Sunday, April 25, 2021

Review: What the Devil Knows by C.S. Harris

by C.S. Harris
Release Date: April 6th 2021
2021 Berkley Books
Kindle Edition; 336 Pages
ISBN: 978-0593102664
Genre: Fiction / Mystery / Historical
Source: Review copy from publisher

3.5 / 5 Stars

In 1811, two entire families were viciously murdered in their homes. A suspect--a young seaman named John Williams--was arrested. But before he could be brought to trial, Williams hanged himself in his cell. The murders ceased, and London slowly began to breathe easier. But when the lead investigator, Sir Edwin Pym, is killed in the same brutal way three years later and others possibly connected to the original case meet violent ends, the city is paralyzed with terror once more.

Was the wrong man arrested for the murders? Bow Street magistrate Sir Henry Lovejoy turns to his friend Sebastian St.
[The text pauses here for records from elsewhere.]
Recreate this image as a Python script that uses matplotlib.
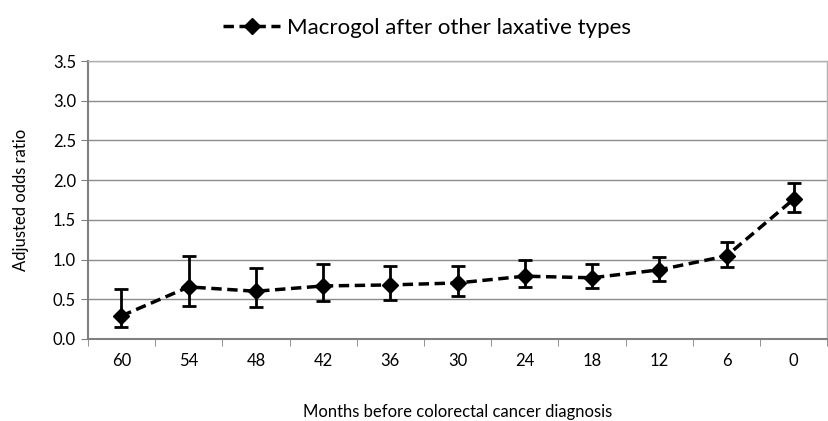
import matplotlib
matplotlib.use("Agg")
import matplotlib.pyplot as plt
import numpy as np

months = ["60", "54", "48", "42", "36", "30", "24", "18", "12", "6", "0"]
odds = [0.29, 0.655, 0.60, 0.667, 0.68, 0.705, 0.79, 0.77, 0.87, 1.045, 1.76]
upper = [0.63, 1.045, 0.89, 0.945, 0.92, 0.92, 1.00, 0.945, 1.03, 1.22, 1.96]
lower = [0.15, 0.415, 0.40, 0.48, 0.49, 0.54, 0.65, 0.64, 0.73, 0.91, 1.60]

plt.rcParams['font.family'] = ['Lato', 'DejaVu Sans']

fig = plt.figure(figsize=(8.29, 4.21), dpi=100)
ax = fig.add_axes([0.106, 0.195, 0.892, 0.66])

x = np.arange(len(months))
odds_a = np.array(odds)
yerr = [odds_a - np.array(lower), np.array(upper) - odds_a]
ax.errorbar(x, odds, yerr=yerr, fmt='none', ecolor='black', elinewidth=2, capsize=5, capthick=2, zorder=3)
ax.plot(x, odds, linestyle=(0, (3, 1.6)), color='black', linewidth=2.5, marker='D', markersize=8,
        label='Macrogol after other laxative types', zorder=4)

ax.set_xlim(-0.5, len(months) - 0.5)
ax.set_ylim(0, 3.5)
ax.set_yticks(np.arange(0, 3.51, 0.5))
ax.set_yticklabels([f"{v:.1f}" for v in np.arange(0, 3.51, 0.5)])
ax.set_xticks(x)
ax.set_xticklabels(months)
ax.set_xticks(np.arange(-0.5, len(months), 1), minor=True)
ax.tick_params(axis='x', which='major', length=0, pad=10, labelsize=12)
ax.tick_params(axis='x', which='minor', length=5, color='#808080')
ax.tick_params(axis='y', length=5, color='#808080', labelsize=12)
ax.yaxis.grid(True, color='#8c8c8c', linewidth=1)
ax.set_axisbelow(True)
for s in ['left', 'bottom']:
    ax.spines[s].set_color('#808080')
    ax.spines[s].set_linewidth(1.5)
for s in ['top', 'right']:
    ax.spines[s].set_color('#b0b0b0')
    ax.spines[s].set_linewidth(1)

ax.set_ylabel('Adjusted odds ratio', fontsize=12, labelpad=17)
ax.set_xlabel('Months before colorectal cancer diagnosis', fontsize=12, labelpad=25)

fig.legend(loc='upper center', bbox_to_anchor=(0.515, 1.005), frameon=False, fontsize=16,
           handlelength=2.6, handletextpad=0.3)

fig.savefig('out.png', dpi=100)
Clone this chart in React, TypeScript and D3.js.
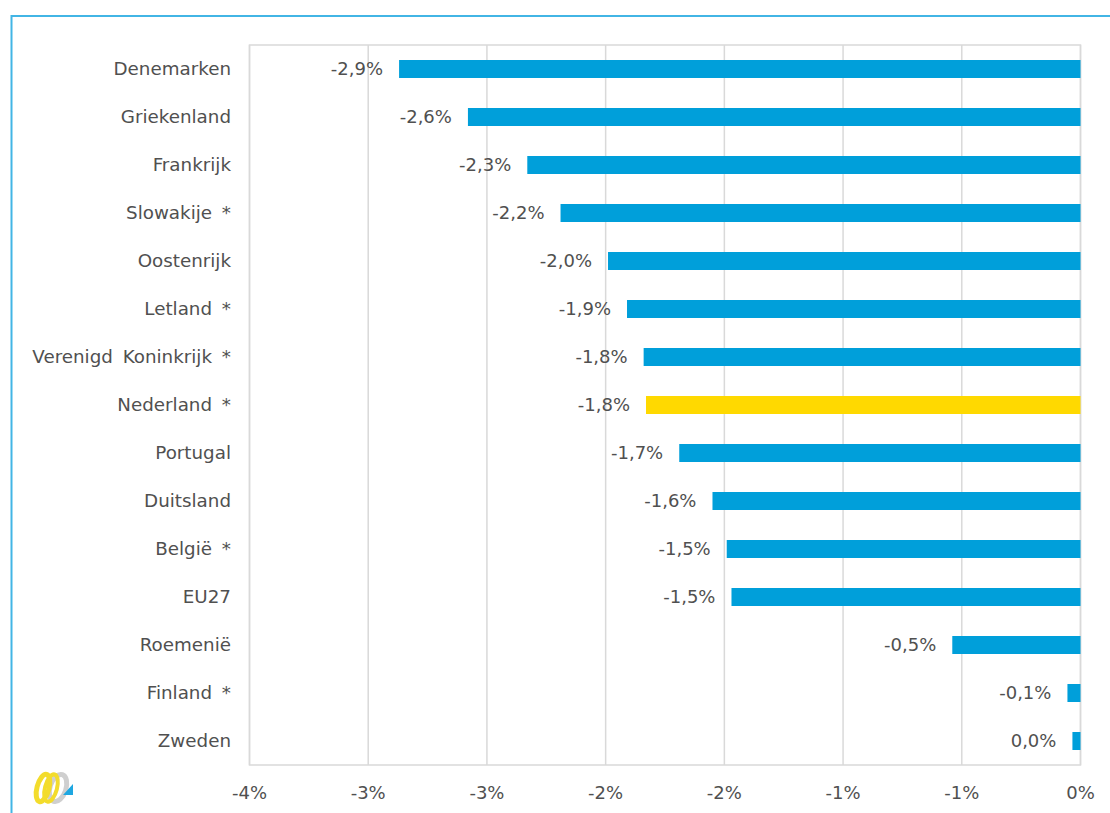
import React, { useEffect, useRef } from "react";
import * as d3 from "d3";

const countries = [
  "Denemarken",
  "Griekenland",
  "Frankrijk",
  "Slowakije *",
  "Oostenrijk",
  "Letland *",
  "Verenigd Koninkrijk *",
  "Nederland *",
  "Portugal",
  "Duitsland",
  "België *",
  "EU27",
  "Roemenië",
  "Finland *",
  "Zweden",
];

// change in percent (fraction)
const values = [
  -0.0287, -0.0258, -0.0233, -0.0219, -0.0199, -0.0191, -0.0184, -0.0183,
  -0.0169, -0.0155, -0.0149, -0.0147, -0.0054, -0.00055, -0.00034,
];

const highlight = ["Nederland *"];

const tickValues = [-0.035, -0.03, -0.025, -0.02, -0.015, -0.01, -0.005, 0];

const W = 1110;
const H = 813;
const margin = { top: 45, right: 29.5, bottom: 48, left: 249.5 };

const BLUE = "#009fda";
const YELLOW = "#ffd900";
const GRID = "#d9d9d9";
const TEXT = "#505050";

const fmtTick = (t: number) => {
  const v = t * 100;
  const r = Math.sign(v) * Math.round(Math.abs(v));
  return `${r === 0 ? 0 : r}%`;
};

const fmtValue = (v: number) => {
  let s = (v * 100).toFixed(1);
  if (s === "-0.0") s = "0.0";
  return s.replace(".", ",") + "%";
};

const Chart = () => {
  const ref = useRef<SVGSVGElement>(null);

  useEffect(() => {
    const svg = d3.select(ref.current);
    svg.selectAll("*").remove();

    const x = d3
      .scaleLinear()
      .domain([-0.035, 0])
      .range([margin.left, W - margin.right]);

    const y = d3
      .scaleBand<string>()
      .domain(countries)
      .range([margin.top, H - margin.bottom])
      .paddingInner(0.625)
      .paddingOuter(0.3125);

    const font = "'DejaVu Sans', Verdana, sans-serif";

    // outer frame
    svg
      .append("path")
      .attr("d", `M11.5,${H} V16 H${W}`)
      .attr("fill", "none")
      .attr("stroke", "#42b5e5")
      .attr("stroke-width", 2);

    // gridlines
    svg
      .append("g")
      .selectAll("line")
      .data(tickValues)
      .join("line")
      .attr("x1", (d) => x(d))
      .attr("x2", (d) => x(d))
      .attr("y1", margin.top)
      .attr("y2", H - margin.bottom)
      .attr("stroke", GRID)
      .attr("stroke-width", 1.5);

    // plot border
    svg
      .append("rect")
      .attr("x", margin.left)
      .attr("y", margin.top)
      .attr("width", W - margin.right - margin.left)
      .attr("height", H - margin.bottom - margin.top)
      .attr("fill", "none")
      .attr("stroke", GRID)
      .attr("stroke-width", 1.5);

    // bars
    svg
      .append("g")
      .selectAll("rect")
      .data(countries)
      .join("rect")
      .attr("x", (_, i) => x(values[i]))
      .attr("y", (d) => y(d)!)
      .attr("width", (_, i) => x(0) - x(values[i]))
      .attr("height", y.bandwidth())
      .attr("fill", (d) => (highlight.includes(d) ? YELLOW : BLUE));

    // value labels
    svg
      .append("g")
      .selectAll("text")
      .data(countries)
      .join("text")
      .attr("x", (_, i) => x(values[i]) - 16)
      .attr("y", (d) => y(d)! + y.bandwidth() / 2)
      .attr("dy", "0.35em")
      .attr("text-anchor", "end")
      .attr("font-family", font)
      .attr("font-size", 18)
      .attr("fill", TEXT)
      .text((_, i) => fmtValue(values[i]));

    // category labels
    svg
      .append("g")
      .selectAll("text")
      .data(countries)
      .join("text")
      .attr("x", 231)
      .attr("y", (d) => y(d)! + y.bandwidth() / 2)
      .attr("dy", "0.35em")
      .attr("text-anchor", "end")
      .attr("font-family", font)
      .attr("font-size", 18.3)
      .attr("word-spacing", 4)
      .attr("fill", TEXT)
      .text((d) => d);

    // x axis labels
    svg
      .append("g")
      .selectAll("text")
      .data(tickValues)
      .join("text")
      .attr("x", (d) => x(d))
      .attr("y", 793)
      .attr("dy", "0.35em")
      .attr("text-anchor", "middle")
      .attr("font-family", font)
      .attr("font-size", 18)
      .attr("fill", TEXT)
      .text((d) => fmtTick(d));

    // logo
    const logo = svg.append("g").attr("transform", "translate(34,771)");
    logo
      .append("ellipse")
      .attr("cx", 24)
      .attr("cy", 17)
      .attr("rx", 8)
      .attr("ry", 14)
      .attr("fill", "none")
      .attr("stroke", "#cfcfcf")
      .attr("stroke-width", 5)
      .attr("transform", "rotate(18,24,17)");
    logo
      .append("ellipse")
      .attr("cx", 9)
      .attr("cy", 17)
      .attr("rx", 6)
      .attr("ry", 14)
      .attr("fill", "none")
      .attr("stroke", "#f3dc2c")
      .attr("stroke-width", 5)
      .attr("transform", "rotate(15,9,17)");
    logo
      .append("ellipse")
      .attr("cx", 17)
      .attr("cy", 17)
      .attr("rx", 6)
      .attr("ry", 14)
      .attr("fill", "none")
      .attr("stroke", "#f3dc2c")
      .attr("stroke-width", 4)
      .attr("transform", "rotate(15,17,17)");
    logo
      .append("path")
      .attr("d", "M29,24 L39,13 L39,24 Z")
      .attr("fill", "#1ea7e1");
  }, []);

  return (
    <svg
      ref={ref}
      width={W}
      height={H}
      style={{ position: "absolute", left: 0, top: 0, background: "#fff" }}
    />
  );
};

export default function App() {
  return <Chart />;
}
Cyr, Viscount Devlin, for assistance. Pym's colleagues are convinced his manner of death is a coincidence, but Sebastian has his doubts. The more he looks into the three-year-old murders, the more certain he becomes that the hapless John Williams was not the real killer. Which begs the question--who was and why are they dead set on killing again?
My Thoughts
What the Devil Knows is the next entry in the long-running Sebastian St. Cyr historical mystery series, and I enjoyed it quite a bit.  This series has been a favourite of mine since the first book was published and I have been an avid fan ever since, following Sebastian's story as he negotiated the treacherous politics of Regency England.  What I have always like about these books is the way the author manages to insert real-life events into her story lines, and this book is no exception, this time incorporating the Ratcliff Highway Murders into this story.  The stories are believable, solid, and interesting, with good character development from both the main and secondary characters, witty dialogue, and subtle political entanglements and power plays.  I thought this book was a solid entry, but didn't quite have that excitement and tension of previous books; it had a good plot, but I felt like it was setting the reader up for some future plot lines to come.
I love Sebastian St. Cyr as a character, but I love his wife, Hero, even more, and wish more of the plot centred on her doings.  Sebastian is still struggling to solve the mystery of his mother and his true paternity, so I feel like this aspect of the book slowed the book down a bit.  I do have to give the author credit though, as it could so easily have gone off course here, but she managed to keep the search for Sebastian's mother a secondary plot line even though you had this sense it would soon become something big in the future.  I do however, miss the more fiery Hero and her passion for helping those in need.  She really seems to have calmed down quite a bit and I feel like this is a weakness in the book. I also really missed Paul Gibson as we only got a few glimpses of him in this book.  
The mystery itself was quite solid, and I liked how the author inserted a real-life mystery, the Ratcliff Highway Murders, into this book, as well as other historical details and people.  It has always been one of the things I really liked about these books, the research and historical detail.  The plot was more of a police procedural-type mystery, with Sebastian going around investigating and interrogating a lot of people, there were an unusual amount of deaths in this one, and a plot twist I actually didn't see coming.  I did feel like Sebastian was going through the motions though, and I wasn't as invested in the story like I usually am.  Part of the problem is I felt like the author was setting up the book for future stories surrounding Sebastian's mother and Hero's father.  

What the Devil Knows was a solid historical mystery, but I don't think it was necessarily the best one of the series.  The characters were interesting as always, but I didn't really see a lot of development.  I did feel like this was a transitional book, a filler, to set up future plot lines.  The mystery itself was fascinating though, as the author uses a blend of true and invented stories to create a story that kept me guessing until the end, with plenty of twists and turns.  While you don't have to read the books in the series to understand this one, I do recommend you start from the beginning to get a sense of the underlying story lines that are being set up for future books and to understand some of the tensions between the characters.